_Your instructions_. From the listing below, output the lines between the one with "Clone this chart in matplotlib." and the one with "log_channels = np.round(np.arange(1.0, 4.501, 0.05), 2)", including those two, and nothing else. Pictures are not copied.

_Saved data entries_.
■ ■ ■ ■ ■ ■ ■

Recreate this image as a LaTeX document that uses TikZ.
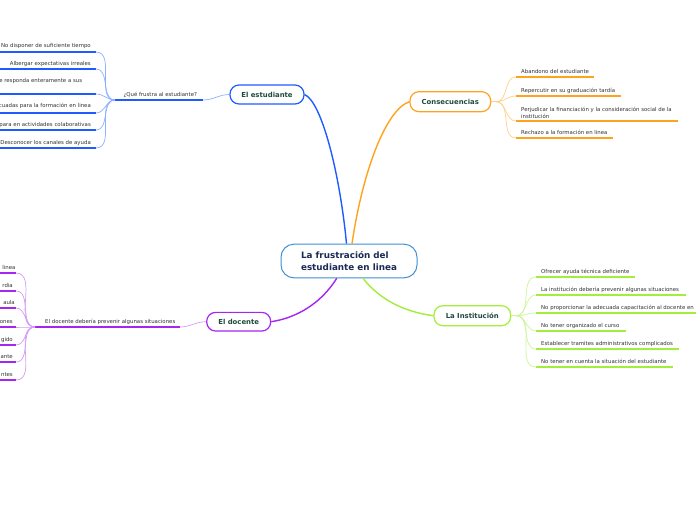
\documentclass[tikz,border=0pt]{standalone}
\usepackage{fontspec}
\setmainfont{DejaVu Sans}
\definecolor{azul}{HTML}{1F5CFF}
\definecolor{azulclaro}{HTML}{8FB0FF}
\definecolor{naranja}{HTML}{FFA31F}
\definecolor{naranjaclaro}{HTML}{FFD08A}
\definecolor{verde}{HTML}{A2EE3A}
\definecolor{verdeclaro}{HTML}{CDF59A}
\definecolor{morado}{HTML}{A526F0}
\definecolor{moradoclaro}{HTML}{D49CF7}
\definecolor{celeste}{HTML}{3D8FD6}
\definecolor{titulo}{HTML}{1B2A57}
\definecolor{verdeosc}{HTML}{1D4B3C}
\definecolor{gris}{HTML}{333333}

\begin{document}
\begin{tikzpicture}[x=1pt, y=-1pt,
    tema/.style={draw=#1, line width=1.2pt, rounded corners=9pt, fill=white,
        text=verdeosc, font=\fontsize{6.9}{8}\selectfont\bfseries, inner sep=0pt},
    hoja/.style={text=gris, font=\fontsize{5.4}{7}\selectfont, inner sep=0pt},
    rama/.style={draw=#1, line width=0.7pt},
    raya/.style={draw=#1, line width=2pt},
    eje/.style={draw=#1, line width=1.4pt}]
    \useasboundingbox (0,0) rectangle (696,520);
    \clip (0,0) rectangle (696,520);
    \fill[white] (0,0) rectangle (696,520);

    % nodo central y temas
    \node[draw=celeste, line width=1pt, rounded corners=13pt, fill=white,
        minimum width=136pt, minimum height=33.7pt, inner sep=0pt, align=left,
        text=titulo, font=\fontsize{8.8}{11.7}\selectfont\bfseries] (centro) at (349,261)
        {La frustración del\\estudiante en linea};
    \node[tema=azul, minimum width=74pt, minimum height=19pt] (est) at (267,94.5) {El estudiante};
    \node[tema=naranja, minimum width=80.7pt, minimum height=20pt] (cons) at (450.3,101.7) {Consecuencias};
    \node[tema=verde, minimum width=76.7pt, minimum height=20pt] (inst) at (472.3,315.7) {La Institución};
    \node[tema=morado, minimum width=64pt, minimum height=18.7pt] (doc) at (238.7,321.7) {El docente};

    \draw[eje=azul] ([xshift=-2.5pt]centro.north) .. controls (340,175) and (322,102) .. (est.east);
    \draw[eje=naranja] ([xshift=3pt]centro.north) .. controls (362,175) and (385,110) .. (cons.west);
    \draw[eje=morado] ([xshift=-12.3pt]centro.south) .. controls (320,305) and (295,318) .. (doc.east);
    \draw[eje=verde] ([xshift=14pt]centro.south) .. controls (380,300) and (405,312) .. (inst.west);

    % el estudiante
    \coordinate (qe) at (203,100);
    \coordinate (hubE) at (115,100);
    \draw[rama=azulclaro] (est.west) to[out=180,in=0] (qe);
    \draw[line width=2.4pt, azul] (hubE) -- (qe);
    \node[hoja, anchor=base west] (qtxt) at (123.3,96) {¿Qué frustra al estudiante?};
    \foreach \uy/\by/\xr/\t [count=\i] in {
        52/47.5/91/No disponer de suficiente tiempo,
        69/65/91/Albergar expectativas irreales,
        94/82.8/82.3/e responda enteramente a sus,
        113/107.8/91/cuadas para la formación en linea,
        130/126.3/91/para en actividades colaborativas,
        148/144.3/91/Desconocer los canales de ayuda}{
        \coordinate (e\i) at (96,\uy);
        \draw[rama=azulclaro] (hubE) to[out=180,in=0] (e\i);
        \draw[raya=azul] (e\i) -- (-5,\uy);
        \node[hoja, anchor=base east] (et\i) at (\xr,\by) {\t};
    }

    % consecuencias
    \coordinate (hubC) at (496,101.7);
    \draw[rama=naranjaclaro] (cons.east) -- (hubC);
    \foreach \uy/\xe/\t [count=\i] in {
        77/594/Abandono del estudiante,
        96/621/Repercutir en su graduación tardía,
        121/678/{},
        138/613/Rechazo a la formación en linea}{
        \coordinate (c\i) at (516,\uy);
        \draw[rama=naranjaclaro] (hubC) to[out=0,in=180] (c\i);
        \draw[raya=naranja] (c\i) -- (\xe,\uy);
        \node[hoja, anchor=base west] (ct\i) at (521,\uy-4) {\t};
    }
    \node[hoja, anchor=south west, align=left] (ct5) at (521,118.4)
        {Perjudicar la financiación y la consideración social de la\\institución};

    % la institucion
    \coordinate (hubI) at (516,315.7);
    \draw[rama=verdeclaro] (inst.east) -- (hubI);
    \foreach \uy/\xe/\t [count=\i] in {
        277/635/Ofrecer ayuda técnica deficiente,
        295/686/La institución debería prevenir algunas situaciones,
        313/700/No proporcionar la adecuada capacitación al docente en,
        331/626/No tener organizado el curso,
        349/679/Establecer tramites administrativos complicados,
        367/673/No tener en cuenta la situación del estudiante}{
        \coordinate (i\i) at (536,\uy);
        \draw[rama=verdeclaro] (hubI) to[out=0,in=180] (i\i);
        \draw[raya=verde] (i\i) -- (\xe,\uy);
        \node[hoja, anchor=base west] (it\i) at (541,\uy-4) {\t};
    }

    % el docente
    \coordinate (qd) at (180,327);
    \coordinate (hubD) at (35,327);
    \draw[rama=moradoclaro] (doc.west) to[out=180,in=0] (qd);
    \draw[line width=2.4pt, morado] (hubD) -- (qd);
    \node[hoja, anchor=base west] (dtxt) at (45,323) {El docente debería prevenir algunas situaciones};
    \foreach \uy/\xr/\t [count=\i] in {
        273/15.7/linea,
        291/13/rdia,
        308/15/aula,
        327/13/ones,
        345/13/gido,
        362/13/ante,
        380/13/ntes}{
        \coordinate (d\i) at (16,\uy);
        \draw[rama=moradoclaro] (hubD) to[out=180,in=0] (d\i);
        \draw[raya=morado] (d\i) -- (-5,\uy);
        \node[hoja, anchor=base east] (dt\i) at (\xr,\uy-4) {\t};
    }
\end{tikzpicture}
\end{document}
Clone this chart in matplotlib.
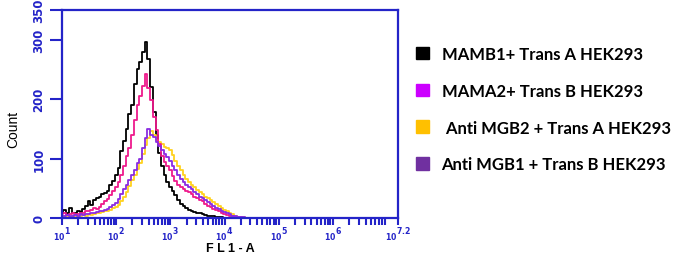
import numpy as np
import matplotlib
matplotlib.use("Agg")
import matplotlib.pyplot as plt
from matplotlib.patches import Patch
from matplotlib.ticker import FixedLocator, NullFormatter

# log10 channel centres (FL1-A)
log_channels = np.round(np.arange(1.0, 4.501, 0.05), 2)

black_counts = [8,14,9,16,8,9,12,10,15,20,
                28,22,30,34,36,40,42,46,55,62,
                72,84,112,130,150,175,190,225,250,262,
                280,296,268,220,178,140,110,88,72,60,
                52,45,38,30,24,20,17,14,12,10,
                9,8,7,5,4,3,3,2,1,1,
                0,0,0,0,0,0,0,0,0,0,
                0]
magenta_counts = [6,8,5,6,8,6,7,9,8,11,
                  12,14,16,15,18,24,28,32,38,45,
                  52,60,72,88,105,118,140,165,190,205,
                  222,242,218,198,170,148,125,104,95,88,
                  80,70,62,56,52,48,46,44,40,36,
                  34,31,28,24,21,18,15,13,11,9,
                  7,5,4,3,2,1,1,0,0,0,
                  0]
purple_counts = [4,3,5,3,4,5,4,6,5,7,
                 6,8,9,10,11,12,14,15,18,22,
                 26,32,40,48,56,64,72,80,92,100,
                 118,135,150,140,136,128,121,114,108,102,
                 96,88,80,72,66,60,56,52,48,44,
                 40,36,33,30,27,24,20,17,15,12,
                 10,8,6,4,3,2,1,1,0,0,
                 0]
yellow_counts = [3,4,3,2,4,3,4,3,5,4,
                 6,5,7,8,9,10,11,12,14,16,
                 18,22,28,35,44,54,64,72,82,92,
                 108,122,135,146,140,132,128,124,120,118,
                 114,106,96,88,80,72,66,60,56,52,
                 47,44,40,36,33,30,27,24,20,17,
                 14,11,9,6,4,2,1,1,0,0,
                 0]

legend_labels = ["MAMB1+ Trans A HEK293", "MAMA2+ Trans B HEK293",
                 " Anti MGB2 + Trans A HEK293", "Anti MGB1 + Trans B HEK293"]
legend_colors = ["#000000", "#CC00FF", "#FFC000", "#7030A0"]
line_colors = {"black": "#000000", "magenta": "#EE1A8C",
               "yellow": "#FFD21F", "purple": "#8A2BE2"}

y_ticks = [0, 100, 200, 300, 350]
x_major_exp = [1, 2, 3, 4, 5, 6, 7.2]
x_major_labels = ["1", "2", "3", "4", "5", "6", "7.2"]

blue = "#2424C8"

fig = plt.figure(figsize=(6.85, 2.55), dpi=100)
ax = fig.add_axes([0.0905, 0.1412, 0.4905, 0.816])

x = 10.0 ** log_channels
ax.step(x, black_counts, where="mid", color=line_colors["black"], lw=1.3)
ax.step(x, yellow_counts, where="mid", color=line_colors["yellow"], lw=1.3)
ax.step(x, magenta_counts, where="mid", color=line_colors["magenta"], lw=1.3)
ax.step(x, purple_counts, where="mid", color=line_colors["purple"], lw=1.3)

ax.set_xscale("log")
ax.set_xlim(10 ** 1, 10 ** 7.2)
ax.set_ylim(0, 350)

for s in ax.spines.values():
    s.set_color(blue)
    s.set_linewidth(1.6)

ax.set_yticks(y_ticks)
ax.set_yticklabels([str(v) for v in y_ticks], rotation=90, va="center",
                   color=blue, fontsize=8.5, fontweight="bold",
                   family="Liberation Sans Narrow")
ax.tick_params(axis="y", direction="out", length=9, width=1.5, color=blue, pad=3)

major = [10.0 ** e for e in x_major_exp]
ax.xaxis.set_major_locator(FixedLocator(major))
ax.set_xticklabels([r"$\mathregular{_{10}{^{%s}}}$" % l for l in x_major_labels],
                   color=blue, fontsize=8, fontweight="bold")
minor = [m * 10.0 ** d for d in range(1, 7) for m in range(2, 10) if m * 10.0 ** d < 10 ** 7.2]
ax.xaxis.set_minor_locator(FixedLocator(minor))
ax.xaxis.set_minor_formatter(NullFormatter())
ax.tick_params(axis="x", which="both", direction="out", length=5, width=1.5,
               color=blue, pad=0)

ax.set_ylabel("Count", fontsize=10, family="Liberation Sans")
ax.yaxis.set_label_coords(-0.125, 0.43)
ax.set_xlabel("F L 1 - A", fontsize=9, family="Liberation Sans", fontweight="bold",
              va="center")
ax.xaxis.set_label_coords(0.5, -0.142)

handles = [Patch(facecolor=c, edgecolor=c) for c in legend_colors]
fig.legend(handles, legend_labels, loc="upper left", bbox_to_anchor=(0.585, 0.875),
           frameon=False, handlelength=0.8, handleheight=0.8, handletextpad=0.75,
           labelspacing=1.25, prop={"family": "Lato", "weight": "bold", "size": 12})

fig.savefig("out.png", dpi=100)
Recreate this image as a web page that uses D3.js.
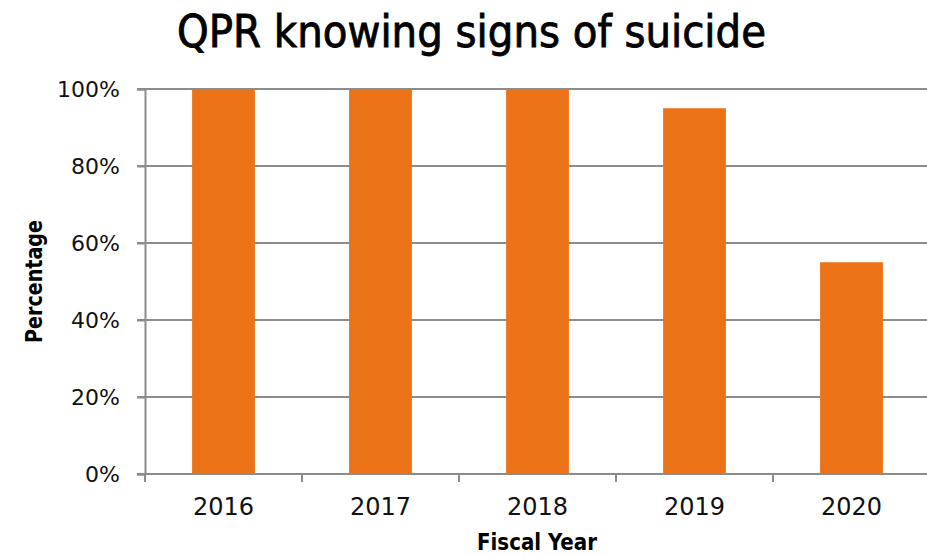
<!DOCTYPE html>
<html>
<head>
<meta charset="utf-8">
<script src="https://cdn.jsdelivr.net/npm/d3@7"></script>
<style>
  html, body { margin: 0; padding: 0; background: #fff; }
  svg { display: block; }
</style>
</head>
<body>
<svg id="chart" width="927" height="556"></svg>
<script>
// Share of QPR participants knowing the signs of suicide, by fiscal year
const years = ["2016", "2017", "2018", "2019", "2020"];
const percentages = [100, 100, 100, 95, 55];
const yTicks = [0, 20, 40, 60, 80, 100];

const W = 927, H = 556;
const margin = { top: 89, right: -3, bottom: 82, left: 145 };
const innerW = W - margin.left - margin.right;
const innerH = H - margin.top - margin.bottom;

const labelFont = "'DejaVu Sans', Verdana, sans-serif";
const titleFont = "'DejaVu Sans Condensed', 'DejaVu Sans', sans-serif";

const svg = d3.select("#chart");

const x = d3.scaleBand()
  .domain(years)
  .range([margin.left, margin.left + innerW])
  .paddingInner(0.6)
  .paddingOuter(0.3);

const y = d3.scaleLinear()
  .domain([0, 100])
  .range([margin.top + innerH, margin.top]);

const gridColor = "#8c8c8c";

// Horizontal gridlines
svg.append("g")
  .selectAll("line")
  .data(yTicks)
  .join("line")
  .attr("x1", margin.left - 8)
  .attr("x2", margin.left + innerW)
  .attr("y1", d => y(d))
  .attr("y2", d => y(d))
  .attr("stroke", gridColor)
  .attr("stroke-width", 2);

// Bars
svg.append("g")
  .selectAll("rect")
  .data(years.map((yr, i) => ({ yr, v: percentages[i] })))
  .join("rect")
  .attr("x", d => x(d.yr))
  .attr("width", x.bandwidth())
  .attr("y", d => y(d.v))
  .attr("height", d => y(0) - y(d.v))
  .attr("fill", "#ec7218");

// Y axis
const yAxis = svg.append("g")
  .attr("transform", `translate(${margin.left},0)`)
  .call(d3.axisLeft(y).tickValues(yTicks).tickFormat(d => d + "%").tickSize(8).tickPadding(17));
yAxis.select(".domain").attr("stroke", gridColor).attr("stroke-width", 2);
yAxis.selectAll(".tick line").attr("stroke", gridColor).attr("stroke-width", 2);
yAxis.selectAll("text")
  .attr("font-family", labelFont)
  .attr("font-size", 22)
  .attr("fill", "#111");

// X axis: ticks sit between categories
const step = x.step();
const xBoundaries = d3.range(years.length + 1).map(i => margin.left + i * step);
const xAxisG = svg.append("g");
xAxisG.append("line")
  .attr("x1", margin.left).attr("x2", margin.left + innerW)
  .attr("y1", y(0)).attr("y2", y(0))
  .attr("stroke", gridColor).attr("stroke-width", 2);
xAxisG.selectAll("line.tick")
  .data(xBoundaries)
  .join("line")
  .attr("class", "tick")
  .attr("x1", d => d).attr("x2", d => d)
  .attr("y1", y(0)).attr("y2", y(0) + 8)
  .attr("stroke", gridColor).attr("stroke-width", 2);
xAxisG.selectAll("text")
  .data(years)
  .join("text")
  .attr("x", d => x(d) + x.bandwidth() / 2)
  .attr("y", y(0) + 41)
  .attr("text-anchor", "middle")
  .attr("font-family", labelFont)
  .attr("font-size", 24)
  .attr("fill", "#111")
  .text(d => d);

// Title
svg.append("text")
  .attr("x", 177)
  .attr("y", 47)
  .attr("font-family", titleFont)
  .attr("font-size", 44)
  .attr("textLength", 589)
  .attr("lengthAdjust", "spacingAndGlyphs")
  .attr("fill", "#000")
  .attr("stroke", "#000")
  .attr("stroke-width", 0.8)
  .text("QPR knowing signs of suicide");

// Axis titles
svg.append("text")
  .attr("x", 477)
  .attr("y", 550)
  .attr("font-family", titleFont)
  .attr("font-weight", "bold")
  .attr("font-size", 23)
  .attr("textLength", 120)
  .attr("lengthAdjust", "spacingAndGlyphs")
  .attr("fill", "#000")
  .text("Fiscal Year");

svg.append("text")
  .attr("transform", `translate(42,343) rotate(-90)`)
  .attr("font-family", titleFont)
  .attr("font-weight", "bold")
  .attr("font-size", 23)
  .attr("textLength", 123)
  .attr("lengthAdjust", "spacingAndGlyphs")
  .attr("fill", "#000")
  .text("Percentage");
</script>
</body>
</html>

■ ■ ■ ■ ■ ■ ■

_Problem solution_.
Clone this chart in matplotlib.
import numpy as np
import matplotlib
matplotlib.use("Agg")
import matplotlib.pyplot as plt
from matplotlib.patches import Patch
from matplotlib.ticker import FixedLocator, NullFormatter

# log10 channel centres (FL1-A)
log_channels = np.round(np.arange(1.0, 4.501, 0.05), 2)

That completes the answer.